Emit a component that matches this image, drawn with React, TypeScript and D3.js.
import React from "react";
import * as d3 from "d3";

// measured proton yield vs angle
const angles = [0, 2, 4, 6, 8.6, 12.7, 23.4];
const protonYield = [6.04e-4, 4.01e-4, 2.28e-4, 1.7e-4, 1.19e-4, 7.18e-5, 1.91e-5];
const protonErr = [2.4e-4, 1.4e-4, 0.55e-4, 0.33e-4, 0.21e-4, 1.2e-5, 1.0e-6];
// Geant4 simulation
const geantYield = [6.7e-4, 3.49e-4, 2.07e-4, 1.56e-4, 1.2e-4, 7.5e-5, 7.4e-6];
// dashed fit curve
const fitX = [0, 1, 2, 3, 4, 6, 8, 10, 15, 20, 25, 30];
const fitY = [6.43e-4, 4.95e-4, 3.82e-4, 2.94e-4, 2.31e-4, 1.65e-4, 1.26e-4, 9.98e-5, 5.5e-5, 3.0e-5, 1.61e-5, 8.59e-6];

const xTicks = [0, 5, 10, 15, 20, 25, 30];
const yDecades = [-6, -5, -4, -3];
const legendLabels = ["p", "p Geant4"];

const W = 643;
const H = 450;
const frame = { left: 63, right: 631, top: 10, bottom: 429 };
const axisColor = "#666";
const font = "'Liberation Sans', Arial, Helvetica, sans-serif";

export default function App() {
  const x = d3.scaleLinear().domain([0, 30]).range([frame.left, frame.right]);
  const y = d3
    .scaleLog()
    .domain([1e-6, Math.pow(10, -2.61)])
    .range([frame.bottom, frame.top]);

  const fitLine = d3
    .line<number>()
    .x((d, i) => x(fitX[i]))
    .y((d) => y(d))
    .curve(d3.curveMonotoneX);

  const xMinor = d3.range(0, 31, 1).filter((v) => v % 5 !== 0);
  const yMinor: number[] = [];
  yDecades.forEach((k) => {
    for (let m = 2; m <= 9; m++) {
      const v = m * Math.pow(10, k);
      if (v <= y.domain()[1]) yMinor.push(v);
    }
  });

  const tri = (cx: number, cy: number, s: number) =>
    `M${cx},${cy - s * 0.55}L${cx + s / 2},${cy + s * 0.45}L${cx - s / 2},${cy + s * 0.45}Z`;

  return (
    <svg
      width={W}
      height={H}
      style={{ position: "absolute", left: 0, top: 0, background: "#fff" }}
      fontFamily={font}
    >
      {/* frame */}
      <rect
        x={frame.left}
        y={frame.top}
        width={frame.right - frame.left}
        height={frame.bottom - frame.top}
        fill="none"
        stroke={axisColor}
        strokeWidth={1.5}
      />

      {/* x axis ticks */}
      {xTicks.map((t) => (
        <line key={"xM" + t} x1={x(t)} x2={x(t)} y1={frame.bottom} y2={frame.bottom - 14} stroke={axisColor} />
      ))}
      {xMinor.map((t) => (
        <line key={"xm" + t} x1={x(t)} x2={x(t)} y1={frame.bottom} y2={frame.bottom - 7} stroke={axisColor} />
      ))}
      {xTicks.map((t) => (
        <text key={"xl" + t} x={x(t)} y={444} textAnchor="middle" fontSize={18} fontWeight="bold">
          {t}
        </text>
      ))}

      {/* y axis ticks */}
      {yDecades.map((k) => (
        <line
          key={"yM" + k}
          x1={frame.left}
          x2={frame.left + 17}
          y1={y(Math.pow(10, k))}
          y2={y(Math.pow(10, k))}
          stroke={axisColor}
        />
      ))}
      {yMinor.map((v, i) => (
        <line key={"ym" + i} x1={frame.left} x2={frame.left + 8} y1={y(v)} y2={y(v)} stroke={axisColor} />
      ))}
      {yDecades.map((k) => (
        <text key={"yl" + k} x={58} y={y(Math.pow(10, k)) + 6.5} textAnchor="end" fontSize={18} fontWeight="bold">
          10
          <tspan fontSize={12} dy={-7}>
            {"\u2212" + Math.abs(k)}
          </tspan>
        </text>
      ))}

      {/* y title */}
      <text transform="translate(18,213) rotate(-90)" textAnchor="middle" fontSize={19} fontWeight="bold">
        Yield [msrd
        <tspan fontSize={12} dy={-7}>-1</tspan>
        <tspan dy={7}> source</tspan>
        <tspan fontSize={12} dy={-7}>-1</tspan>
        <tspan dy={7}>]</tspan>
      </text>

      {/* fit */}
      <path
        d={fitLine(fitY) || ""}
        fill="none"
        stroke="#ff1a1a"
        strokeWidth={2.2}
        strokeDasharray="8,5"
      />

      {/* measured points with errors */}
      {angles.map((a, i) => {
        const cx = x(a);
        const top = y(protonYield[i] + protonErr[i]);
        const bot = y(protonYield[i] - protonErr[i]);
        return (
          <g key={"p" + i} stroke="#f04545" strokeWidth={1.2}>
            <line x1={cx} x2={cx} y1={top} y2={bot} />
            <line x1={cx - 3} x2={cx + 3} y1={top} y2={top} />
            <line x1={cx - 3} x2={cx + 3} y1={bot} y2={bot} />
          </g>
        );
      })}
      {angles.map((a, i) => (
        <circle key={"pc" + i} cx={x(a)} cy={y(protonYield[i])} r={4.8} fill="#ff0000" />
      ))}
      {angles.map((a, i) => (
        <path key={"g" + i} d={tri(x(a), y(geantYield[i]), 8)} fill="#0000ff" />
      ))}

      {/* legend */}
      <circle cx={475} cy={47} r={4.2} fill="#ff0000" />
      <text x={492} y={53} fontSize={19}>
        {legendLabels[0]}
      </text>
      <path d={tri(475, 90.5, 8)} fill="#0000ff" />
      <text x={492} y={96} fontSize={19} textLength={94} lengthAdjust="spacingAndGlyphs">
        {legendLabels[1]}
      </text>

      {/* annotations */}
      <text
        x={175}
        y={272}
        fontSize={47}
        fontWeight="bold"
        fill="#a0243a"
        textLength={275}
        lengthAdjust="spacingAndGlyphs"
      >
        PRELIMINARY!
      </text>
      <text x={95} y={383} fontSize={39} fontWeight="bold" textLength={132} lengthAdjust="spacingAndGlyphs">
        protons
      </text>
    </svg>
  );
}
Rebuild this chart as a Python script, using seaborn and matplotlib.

------------

AIM: Set out the complete listing exactly as shown.

RESULT BELOW:
Emit a component that matches this image, drawn with React, TypeScript and D3.js.
import React from "react";
import * as d3 from "d3";

// measured proton yield vs angle
const angles = [0, 2, 4, 6, 8.6, 12.7, 23.4];
const protonYield = [6.04e-4, 4.01e-4, 2.28e-4, 1.7e-4, 1.19e-4, 7.18e-5, 1.91e-5];
const protonErr = [2.4e-4, 1.4e-4, 0.55e-4, 0.33e-4, 0.21e-4, 1.2e-5, 1.0e-6];
// Geant4 simulation
const geantYield = [6.7e-4, 3.49e-4, 2.07e-4, 1.56e-4, 1.2e-4, 7.5e-5, 7.4e-6];
// dashed fit curve
const fitX = [0, 1, 2, 3, 4, 6, 8, 10, 15, 20, 25, 30];
const fitY = [6.43e-4, 4.95e-4, 3.82e-4, 2.94e-4, 2.31e-4, 1.65e-4, 1.26e-4, 9.98e-5, 5.5e-5, 3.0e-5, 1.61e-5, 8.59e-6];

const xTicks = [0, 5, 10, 15, 20, 25, 30];
const yDecades = [-6, -5, -4, -3];
const legendLabels = ["p", "p Geant4"];

const W = 643;
const H = 450;
const frame = { left: 63, right: 631, top: 10, bottom: 429 };
const axisColor = "#666";
const font = "'Liberation Sans', Arial, Helvetica, sans-serif";

export default function App() {
  const x = d3.scaleLinear().domain([0, 30]).range([frame.left, frame.right]);
  const y = d3
    .scaleLog()
    .domain([1e-6, Math.pow(10, -2.61)])
    .range([frame.bottom, frame.top]);

  const fitLine = d3
    .line<number>()
    .x((d, i) => x(fitX[i]))
    .y((d) => y(d))
    .curve(d3.curveMonotoneX);

  const xMinor = d3.range(0, 31, 1).filter((v) => v % 5 !== 0);
  const yMinor: number[] = [];
  yDecades.forEach((k) => {
    for (let m = 2; m <= 9; m++) {
      const v = m * Math.pow(10, k);
      if (v <= y.domain()[1]) yMinor.push(v);
    }
  });

  const tri = (cx: number, cy: number, s: number) =>
    `M${cx},${cy - s * 0.55}L${cx + s / 2},${cy + s * 0.45}L${cx - s / 2},${cy + s * 0.45}Z`;

  return (
    <svg
      width={W}
      height={H}
      style={{ position: "absolute", left: 0, top: 0, background: "#fff" }}
      fontFamily={font}
    >
      {/* frame */}
      <rect
        x={frame.left}
        y={frame.top}
        width={frame.right - frame.left}
        height={frame.bottom - frame.top}
        fill="none"
        stroke={axisColor}
        strokeWidth={1.5}
      />

      {/* x axis ticks */}
      {xTicks.map((t) => (
        <line key={"xM" + t} x1={x(t)} x2={x(t)} y1={frame.bottom} y2={frame.bottom - 14} stroke={axisColor} />
      ))}
      {xMinor.map((t) => (
        <line key={"xm" + t} x1={x(t)} x2={x(t)} y1={frame.bottom} y2={frame.bottom - 7} stroke={axisColor} />
      ))}
      {xTicks.map((t) => (
        <text key={"xl" + t} x={x(t)} y={444} textAnchor="middle" fontSize={18} fontWeight="bold">
          {t}
        </text>
      ))}

      {/* y axis ticks */}
      {yDecades.map((k) => (
        <line
          key={"yM" + k}
          x1={frame.left}
          x2={frame.left + 17}
          y1={y(Math.pow(10, k))}
          y2={y(Math.pow(10, k))}
          stroke={axisColor}
        />
      ))}
      {yMinor.map((v, i) => (
        <line key={"ym" + i} x1={frame.left} x2={frame.left + 8} y1={y(v)} y2={y(v)} stroke={axisColor} />
      ))}
      {yDecades.map((k) => (
        <text key={"yl" + k} x={58} y={y(Math.pow(10, k)) + 6.5} textAnchor="end" fontSize={18} fontWeight="bold">
          10
          <tspan fontSize={12} dy={-7}>
            {"\u2212" + Math.abs(k)}
          </tspan>
        </text>
      ))}

      {/* y title */}
      <text transform="translate(18,213) rotate(-90)" textAnchor="middle" fontSize={19} fontWeight="bold">
        Yield [msrd
        <tspan fontSize={12} dy={-7}>-1</tspan>
        <tspan dy={7}> source</tspan>
        <tspan fontSize={12} dy={-7}>-1</tspan>
        <tspan dy={7}>]</tspan>
      </text>

      {/* fit */}
      <path
        d={fitLine(fitY) || ""}
        fill="none"
        stroke="#ff1a1a"
        strokeWidth={2.2}
        strokeDasharray="8,5"
      />

      {/* measured points with errors */}
      {angles.map((a, i) => {
        const cx = x(a);
        const top = y(protonYield[i] + protonErr[i]);
        const bot = y(protonYield[i] - protonErr[i]);
        return (
          <g key={"p" + i} stroke="#f04545" strokeWidth={1.2}>
            <line x1={cx} x2={cx} y1={top} y2={bot} />
            <line x1={cx - 3} x2={cx + 3} y1={top} y2={top} />
            <line x1={cx - 3} x2={cx + 3} y1={bot} y2={bot} />
          </g>
        );
      })}
      {angles.map((a, i) => (
        <circle key={"pc" + i} cx={x(a)} cy={y(protonYield[i])} r={4.8} fill="#ff0000" />
      ))}
      {angles.map((a, i) => (
        <path key={"g" + i} d={tri(x(a), y(geantYield[i]), 8)} fill="#0000ff" />
      ))}

      {/* legend */}
      <circle cx={475} cy={47} r={4.2} fill="#ff0000" />
      <text x={492} y={53} fontSize={19}>
        {legendLabels[0]}
      </text>
      <path d={tri(475, 90.5, 8)} fill="#0000ff" />
      <text x={492} y={96} fontSize={19} textLength={94} lengthAdjust="spacingAndGlyphs">
        {legendLabels[1]}
      </text>

      {/* annotations */}
      <text
        x={175}
        y={272}
        fontSize={47}
        fontWeight="bold"
        fill="#a0243a"
        textLength={275}
        lengthAdjust="spacingAndGlyphs"
      >
        PRELIMINARY!
      </text>
      <text x={95} y={383} fontSize={39} fontWeight="bold" textLength={132} lengthAdjust="spacingAndGlyphs">
        protons
      </text>
    </svg>
  );
}
Rebuild this chart as a Python script, using seaborn and matplotlib.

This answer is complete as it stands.